(Data extract)

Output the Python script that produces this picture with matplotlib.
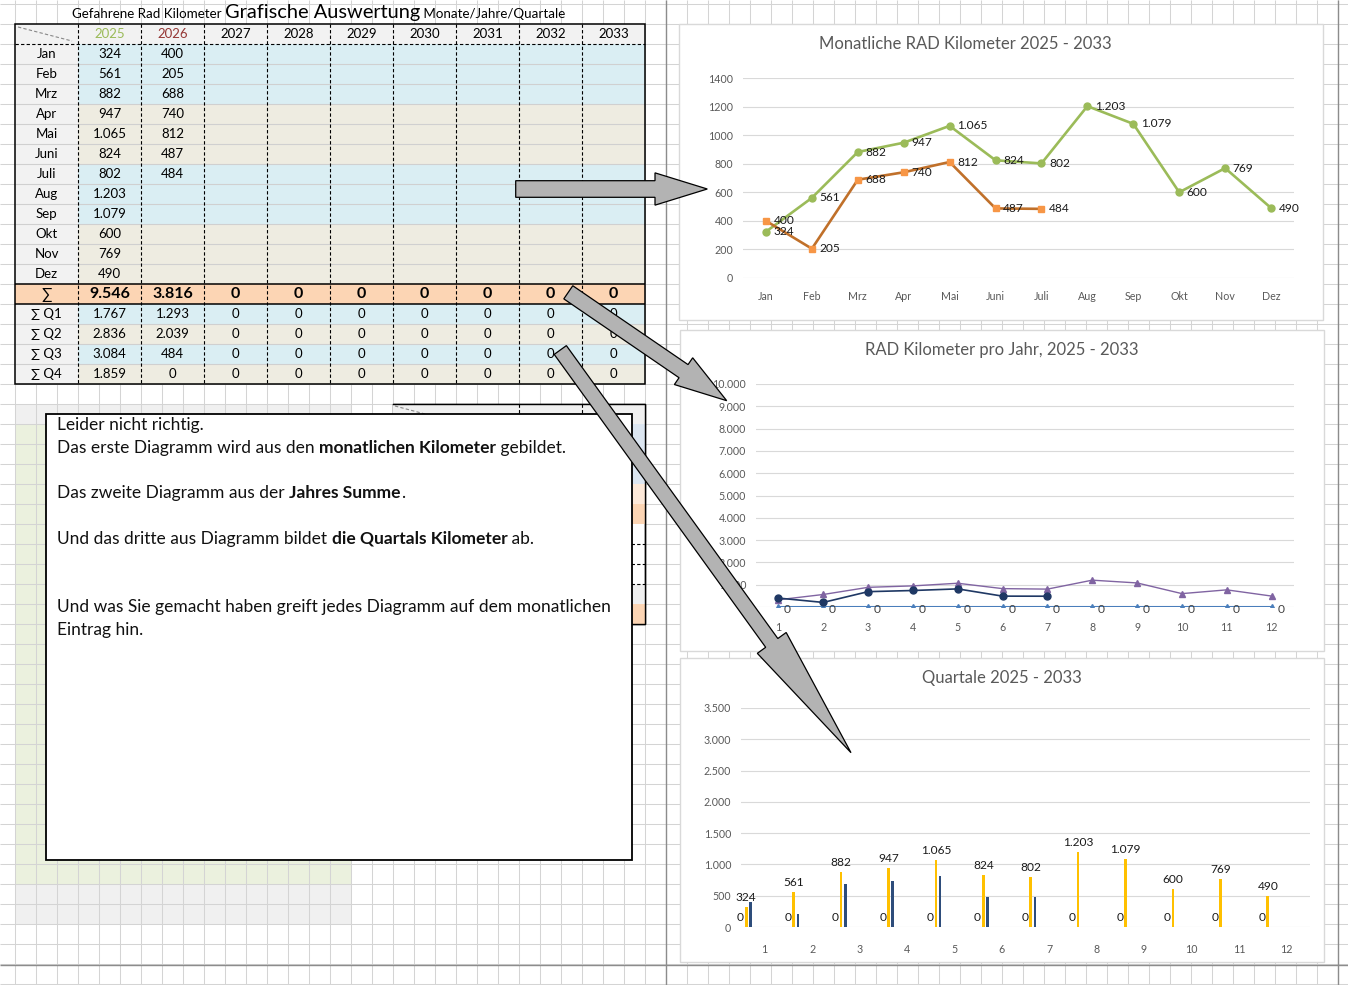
import matplotlib
matplotlib.use("Agg")
import matplotlib.pyplot as plt
import numpy as np
from matplotlib.patches import Rectangle, FancyArrow

plt.rcParams['font.family'] = ['Lato', 'DejaVu Sans']

# ---- data ----
months = ['Jan', 'Feb', 'Mrz', 'Apr', 'Mai', 'Juni', 'Juli', 'Aug', 'Sep', 'Okt', 'Nov', 'Dez']
month_numbers = [1, 2, 3, 4, 5, 6, 7, 8, 9, 10, 11, 12]
years = [2025, 2026, 2027, 2028, 2029, 2030, 2031, 2032, 2033]
km_2025 = [324, 561, 882, 947, 1065, 824, 802, 1203, 1079, 600, 769, 490]
km_2026 = [400, 205, 688, 740, 812, 487, 484]
zero_row = [0, 0, 0, 0, 0, 0, 0, 0, 0, 0, 0, 0]
year_sum = [9546, 3816, 0, 0, 0, 0, 0, 0, 0]
q1_sum = [1767, 1293, 0, 0, 0, 0, 0, 0, 0]
q2_sum = [2836, 2039, 0, 0, 0, 0, 0, 0, 0]
q3_sum = [3084, 484, 0, 0, 0, 0, 0, 0, 0]
q4_sum = [1859, 0, 0, 0, 0, 0, 0, 0, 0]
quarter_names = ['∑ Q1', '∑ Q2', '∑ Q3', '∑ Q4']


def de(v):
    # german thousands separator
    return f"{v:,}".replace(",", ".")


W, H = 1348, 985
fig = plt.figure(figsize=(W / 100, H / 100), dpi=100)
bg = fig.add_axes([0, 0, 1, 1])
bg.set_xlim(0, W)
bg.set_ylim(H, 0)
bg.axis('off')
r = fig.canvas.get_renderer()

# ---- sheet background ----
bg.add_patch(Rectangle((15, 404), 337, 20, fc='#F0F0F0', lw=0, zorder=0.5))
bg.add_patch(Rectangle((15, 424), 337, 460, fc='#EBF1DE', lw=0, zorder=0.5))
bg.add_patch(Rectangle((15, 884), 337, 40, fc='#F0F0F0', lw=0, zorder=0.5))
bg.vlines(np.arange(15, W, 21), 0, H, color='#D4D4D4', lw=0.75, zorder=1)
bg.hlines(np.arange(4.3, H, 20), 0, W, color='#D4D4D4', lw=0.75, zorder=1)
bg.vlines([666, 1338], 0, H, color='#8C8C8C', lw=1, zorder=1.2)
bg.hlines([965], 0, W, color='#8C8C8C', lw=1, zorder=1.2)

# second table hidden behind the note
bg.add_patch(Rectangle((393, 404), 252, 220, fc='white', ec='black', lw=1, zorder=2))
bg.add_patch(Rectangle((393, 404), 252, 20, fc='#F0F0F0', lw=0, zorder=2.1))
for y0, y1, c in [(424, 484, '#DCE6F1'), (484, 504, '#FDE9D9'), (504, 524, '#FCD5B4'),
                  (584, 604, '#F0F0F0'), (604, 624, '#FCD5B4')]:
    bg.add_patch(Rectangle((393, y0), 252, y1 - y0, fc=c, lw=0, zorder=2.1))
bg.hlines([544, 564, 584], 620, 645, color='black', lw=0.8, linestyles=(0, (3, 2)), zorder=2.2)
bg.vlines([519, 582], 404, 424, color='black', lw=0.8, linestyles=(0, (3, 2)), zorder=2.2)
bg.plot([395, 425], [406, 414], color='#888888', lw=0.8, ls=(0, (3, 2)), zorder=2.2)
bg.plot([393, 645, 645, 393], [404, 404, 624, 624], color='black', lw=1, zorder=2.3)

# ---- main table ----
col_edges = [15 + 63 * k for k in range(11)]
row_edges = [24 + 20 * k for k in range(19)]
blue, beige, grey, peach = '#DAEEF3', '#EEECE1', '#F2F2F2', '#FCD5B4'
fs_tab = 9.5


def cell(ci, ri, color):
    x0, x1 = col_edges[ci], col_edges[ci + 1]
    y0, y1 = row_edges[ri], row_edges[ri + 1]
    bg.add_patch(Rectangle((x0, y0), x1 - x0, y1 - y0, fc=color, lw=0, zorder=2))


def ctext(ci, ri, s, **kw):
    x = (col_edges[ci] + col_edges[ci + 1]) / 2
    y = (row_edges[ri] + row_edges[ri + 1]) / 2 + 0.5
    bg.text(x, y, s, ha='center', va='center', zorder=4, **kw)


for ci in range(10):
    cell(ci, 0, grey)
header_colors = ['#9BBB59', '#953735'] + ['black'] * 7
for j, yr in enumerate(years):
    ctext(j + 1, 0, str(yr), fontsize=fs_tab, color=header_colors[j])
bg.plot([18, 72], [27, 41], color='#888888', lw=0.8, ls=(0, (3, 2)), zorder=3)

for i, m in enumerate(months):
    ri = i + 1
    cell(0, ri, grey)
    rowc = blue if (i // 3) % 2 == 0 else beige
    for ci in range(1, 10):
        cell(ci, ri, rowc)
    ctext(0, ri, m, fontsize=fs_tab)
    ctext(1, ri, de(km_2025[i]), fontsize=fs_tab)
    if i < len(km_2026):
        ctext(2, ri, de(km_2026[i]), fontsize=fs_tab)

for ci in range(10):
    cell(ci, 13, peach)
ctext(0, 13, '∑', fontsize=11)
for j, v in enumerate(year_sum):
    ctext(j + 1, 13, de(v), fontsize=11.5, fontweight='bold')

for qi, qvals in enumerate([q1_sum, q2_sum, q3_sum, q4_sum]):
    ri = 14 + qi
    cell(0, ri, grey)
    for ci in range(1, 10):
        cell(ci, ri, blue if qi % 2 == 0 else beige)
    ctext(0, ri, quarter_names[qi], fontsize=fs_tab)
    for j, v in enumerate(qvals):
        ctext(j + 1, ri, de(v), fontsize=fs_tab)

bg.hlines(row_edges[2:13] + row_edges[15:18], 15, 645, color='#D0D0D0', lw=0.8, zorder=2.5)
bg.vlines(col_edges[1:10], 24, 384, color='black', lw=0.8, linestyles=(0, (3, 2)), zorder=3)
bg.hlines([44], 15, 645, color='black', lw=0.8, linestyles=(0, (3, 2)), zorder=3)
bg.hlines([284, 304], 15, 645, color='black', lw=1.1, zorder=3.1)
bg.add_patch(Rectangle((15, 24), 630, 360, fc='none', ec='black', lw=1.1, zorder=3.2))


def width_px(s, **kw):
    t = bg.text(0, 0, '|' + s + '|', **kw)
    w1 = t.get_window_extent(r).width
    t.remove()
    t = bg.text(0, 0, '||', **kw)
    w2 = t.get_window_extent(r).width
    t.remove()
    return w1 - w2


def rich(x, y, pieces, center=False):
    if center:
        x -= sum(width_px(s, **kw) for s, kw in pieces) / 2
    for s, kw in pieces:
        bg.text(x, y, s, ha='left', va='baseline', zorder=5, **kw)
        x += width_px(s, **kw)


rich(319, 18, [('Gefahrene Rad Kilometer ', dict(fontsize=9.6)),
               ('Grafische Auswertung', dict(fontsize=14.4)),
               (' Monate/Jahre/Quartale', dict(fontsize=9.6))], center=True)

# ---- note box ----
bg.add_patch(Rectangle((46, 414), 586, 446, fc='white', ec='black', lw=1.3, zorder=4))
n = dict(fontsize=12.5, color='#111111')
b = dict(fontsize=12.5, color='#111111', fontweight='bold')
rich(57, 430, [('Leider nicht richtig.', n)])
rich(57, 453, [('Das erste Diagramm wird aus den ', n), ('monatlichen Kilometer', b), (' gebildet.', n)])
rich(57, 498, [('Das zweite Diagramm aus der ', n), ('Jahres Summe', b), ('.', n)])
rich(57, 544, [('Und das dritte aus Diagramm bildet ', n), ('die Quartals Kilometer', b), (' ab.', n)])
rich(57, 612, [('Und was Sie gemacht haben greift jedes Diagramm auf dem monatlichen', n)])
rich(57, 635, [('Eintrag hin.', n)])

# ---- chart frames ----
for x0, y0, x1, y1 in [(679, 24, 1323, 320), (680, 330, 1324, 651), (680, 658, 1324, 962)]:
    bg.add_patch(Rectangle((x0, y0), x1 - x0, y1 - y0, fc='white', ec='#D9D9D9', lw=1, zorder=2))


def chart_axes(x0, y0, x1, y1, xpad=9.5):
    ax = fig.add_axes([x0 / W, 1 - y1 / H, (x1 - x0) / W, (y1 - y0) / H])
    ax.patch.set_visible(False)
    for s in ax.spines.values():
        s.set_visible(False)
    ax.tick_params(length=0, labelsize=7.7, labelcolor='#595959')
    ax.tick_params(axis='y', pad=7)
    ax.tick_params(axis='x', pad=xpad)
    ax.yaxis.grid(True, color='#D9D9D9', lw=0.8)
    ax.set_axisbelow(True)
    ax.set_xlim(-0.5, 11.5)
    return ax


def title(x, y, s):
    fig.text(x / W, 1 - y / H, s, ha='center', va='center', fontsize=12, color='#595959')


x = np.arange(len(km_2025))
x26 = np.arange(len(km_2026))
lab = dict(fontsize=8.6, color='#1A1A1A')

# chart 1: monthly
ax1 = chart_axes(743, 78, 1294, 278)
ax1.plot(x, km_2025, color='#9BBB59', lw=1.9, marker='o', ms=5, zorder=3)
ax1.plot(x26, km_2026, color='#C0702A', lw=1.9, marker='s', ms=5,
         mfc='#F79646', mec='#F79646', zorder=3)
for i, v in enumerate(km_2025):
    ax1.annotate(de(v), (i, v), xytext=(5.5, 0), textcoords='offset points', va='center', zorder=4, **lab)
for i, v in enumerate(km_2026):
    ax1.annotate(de(v), (i, v), xytext=(5.5, 0), textcoords='offset points', va='center', zorder=4, **lab)
ax1.set_ylim(0, 1400)
ax1.set_yticks(range(0, 1401, 200))
ax1.set_xticks(x)
ax1.set_xticklabels(months)
title(965, 44, 'Monatliche RAD Kilometer 2025 - 2033')

# chart 2: per year
ax2 = chart_axes(756, 384, 1294, 607, xpad=10.5)
ax2.plot(x, zero_row, color='#4A7EBB', lw=1.5, marker='^', ms=4.5, zorder=3)
ax2.plot(x, km_2025, color='#8064A2', lw=1, marker='^', ms=5, zorder=3)
ax2.plot(x26, km_2026, color='#1F3864', lw=1.2, marker='o', ms=5, zorder=3)
for i, v in enumerate(zero_row):
    ax2.annotate(de(v), (i, v), xytext=(4, -2), textcoords='offset points', va='center',
                 fontsize=8.6, color='#404040', zorder=4)
ax2.set_ylim(0, 10000)
ax2.set_yticks(range(0, 10001, 1000))
ax2.set_yticklabels([de(v) for v in range(0, 10001, 1000)])
ax2.set_xticks(x)
ax2.set_xticklabels([str(m) for m in month_numbers])
title(1002, 350, 'RAD Kilometer pro Jahr, 2025 - 2033')

# chart 3: quarters
ax3 = chart_axes(741, 708, 1310, 927, xpad=12)
ax3.bar(x - 0.51, zero_row, width=0.05, color='#4472C4')
ax3.bar(x - 0.39, km_2025, width=0.055, color='#FFC000', zorder=3)
ax3.bar(x26 - 0.30, km_2026, width=0.055, color='#2E4D7B', zorder=3)
for i, v in enumerate(zero_row):
    ax3.annotate(de(v), (i - 0.51, v), xytext=(0, 3), textcoords='offset points',
                 ha='center', va='bottom', zorder=4, **lab)
for i, v in enumerate(km_2025):
    ax3.annotate(de(v), (i - 0.39, v), xytext=(0, 3), textcoords='offset points',
                 ha='center', va='bottom', zorder=4, **lab)
ax3.set_ylim(0, 3500)
ax3.set_yticks(range(0, 3501, 500))
ax3.set_yticklabels([de(v) for v in range(0, 3501, 500)])
ax3.set_xticks(x)
ax3.set_xticklabels([str(m) for m in month_numbers])
title(1002, 678, 'Quartale 2025 - 2033')

# ---- arrows on top of everything ----
top = fig.add_axes([0, 0, 1, 1])
top.set_xlim(0, W)
top.set_ylim(H, 0)
top.axis('off')
top.patch.set_visible(False)
for (tx, ty), (hx, hy), w, hw, hl in [((515.7, 189), (707.3, 189), 16.6, 32.3, 52.3),
                                      ((568.3, 292.3), (726.7, 400.7), 15.9, 32.4, 52.3),
                                      ((560.3, 350), (851, 752.7), 15, 35.6, 135.4)]:
    top.add_patch(FancyArrow(tx, ty, hx - tx, hy - ty, width=w, head_width=hw, head_length=hl,
                             length_includes_head=True, fc='#B3B3B3', ec='black', lw=0.9))

fig.savefig('out.png', dpi=100)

(What you should do)
Everything from the first line to the line with "plt.rcParams['font.family'] = ['Lato', 'DejaVu" must be repeated exactly, and nothing else. Leave the pictures out.

(Solution to the problem)
Output the Python script that produces this picture with matplotlib.
import matplotlib
matplotlib.use("Agg")
import matplotlib.pyplot as plt
import numpy as np
from matplotlib.patches import Rectangle, FancyArrow

plt.rcParams['font.family'] = ['Lato', 'DejaVu Sans']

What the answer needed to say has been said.